歯科医療費の総枠拡大の実現を~歯科医療機関に、迅速な物価高騰対策の支援策を
保団連は、「物価高騰に関する医療機関の影響調査」(2025年3月)の結果を公表した。51.8%の歯科医療機関が、2023年1月と比較して収入が「下がった」と回答。減収幅が10%以上の医療機関は41.5%であった。歯科治療では、歯科用ユニット、レントゲン機器、滅菌器、口腔外バキュームやコンプレッサーなど、機器のほとんどで電力を使用する。しかし、光熱費・材料費の値上がり、人件費を「(診療報酬で)補填できていない」と回答した医療機関が90%を超えた。0.57というわずかなプラス改定では、2021年から続く物価高騰の前には、息をつなぐほどにしかならない診療報酬改定であったと言わざるを得ない。
2024年改定では、かかりつけ歯科医機能強化型歯科診療所の施設基準が「口腔管理体制強化加算」(口管強)に改変された。「口管強」を届け出た場合、歯周病安定期治療の算定間隔の短縮や加算点数も設けられ、エナメル質初期う蝕管理料と根面う蝕管理料でも加算点数が算定できる。しかし「口管強」を未届けの医療機関では、同一の医療行為を行ったとしても、前述の加算は算定できない。「口管強」の届出では、複数名の歯科医師の配置、または歯科医師と歯科衛生士の配置が人員配置要件として求められている。歯科医療従事者の人材不足が問題となるなか、歯科衛生士確保のハードルは高い。また、歯科医師1人が住民の歯科医療を担っている地域も少なくないが、そういった医療機関では「口管強」の届出はできないこととなる。歯科衛生士の雇用が困難な地域での医療継続をさらに困難にする要件と言えるのではないか。また、エナメル質初期う蝕管理、根面う蝕管理は歯科医師が行う処置とされているが、当該管理と関係がない人員配置要件によって算定点数に差が生じることは納得しがたい。この間歯科では、数々の施設基準が設けられ、届出の有無によって点数が区別される流れが強まっている。しかしその施設基準の要件が、患者にとって必要なのか、医療の水準を高めるものなのか、疑問となる点も多い。
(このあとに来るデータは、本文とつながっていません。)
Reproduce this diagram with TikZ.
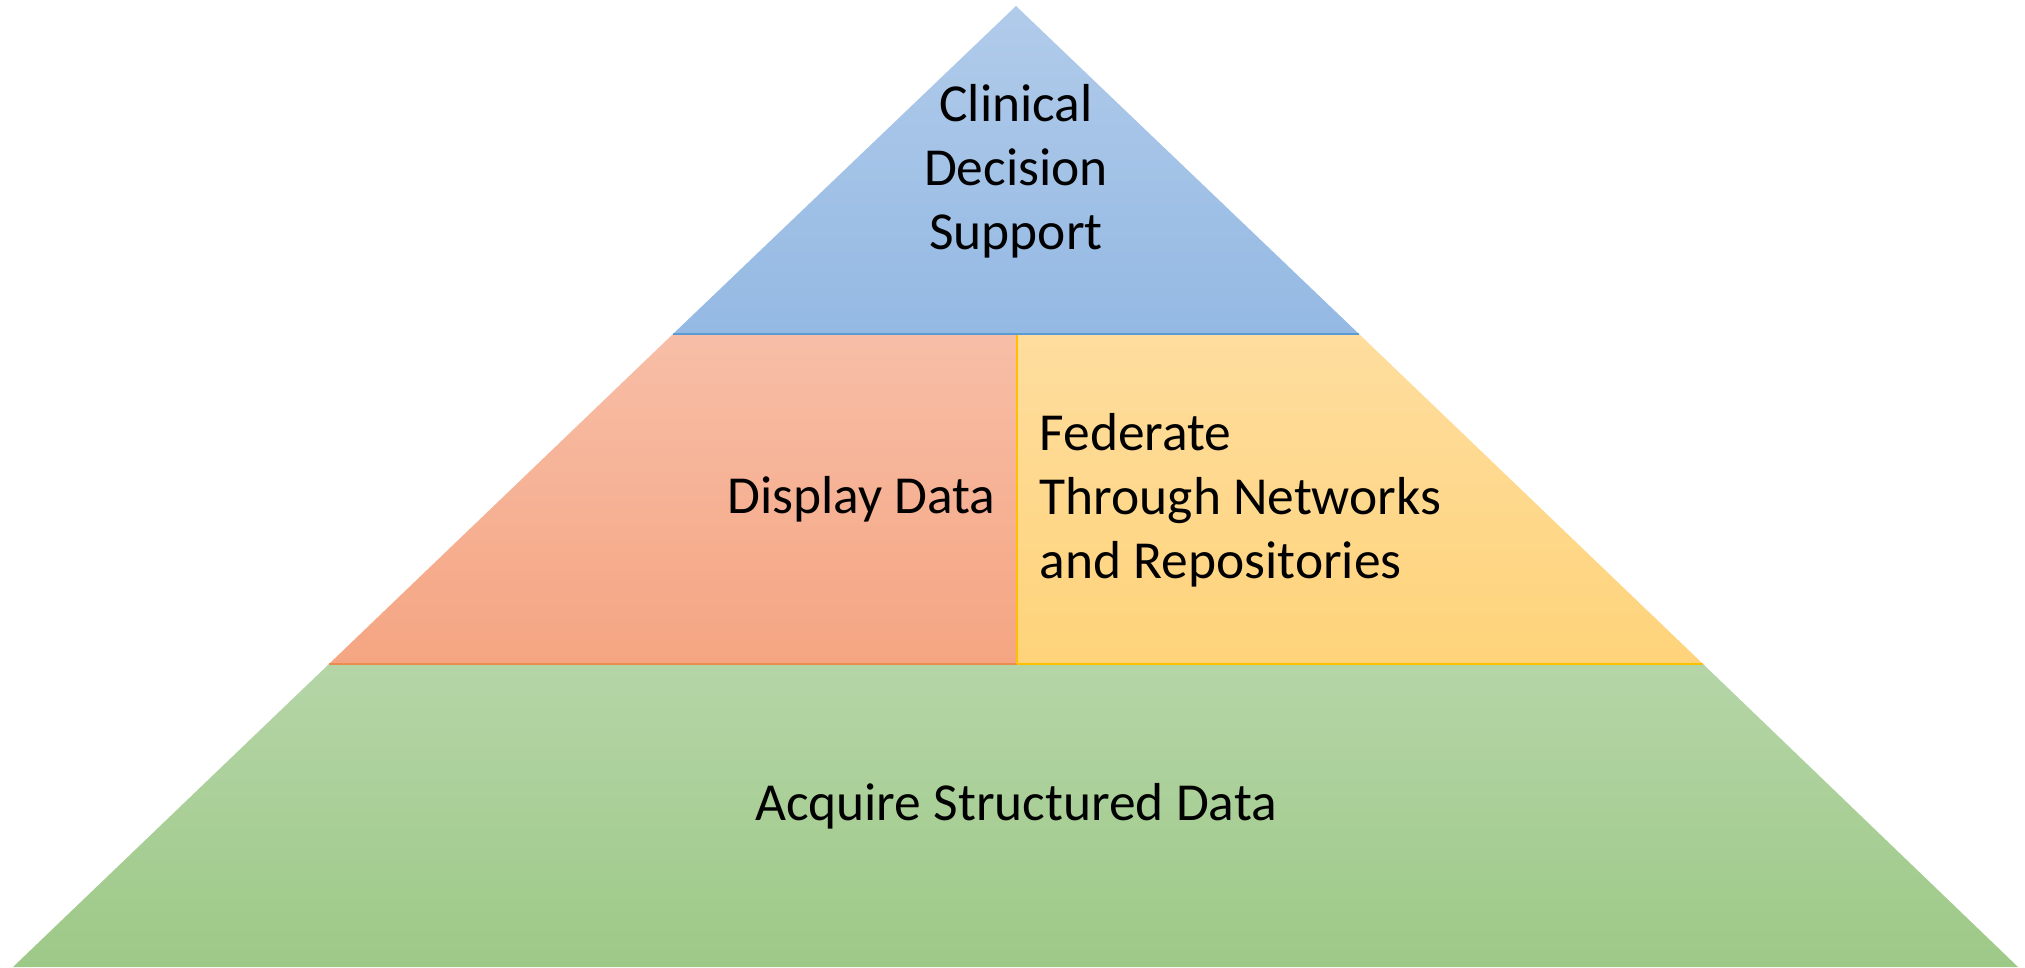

固定した歯科医療費の枠内では、こうした要件による差別化で「評価が上がった」ように見せる改定が繰り返されるのではないか。「『保険でよい歯を』広島プロジェクト」では、「保険でより良い歯科医療の実現を求める」署名をひろげ、住民とともに歯科医療の拡充に取り組んできた。歯科医療費の総枠拡大を何としても実現させよう。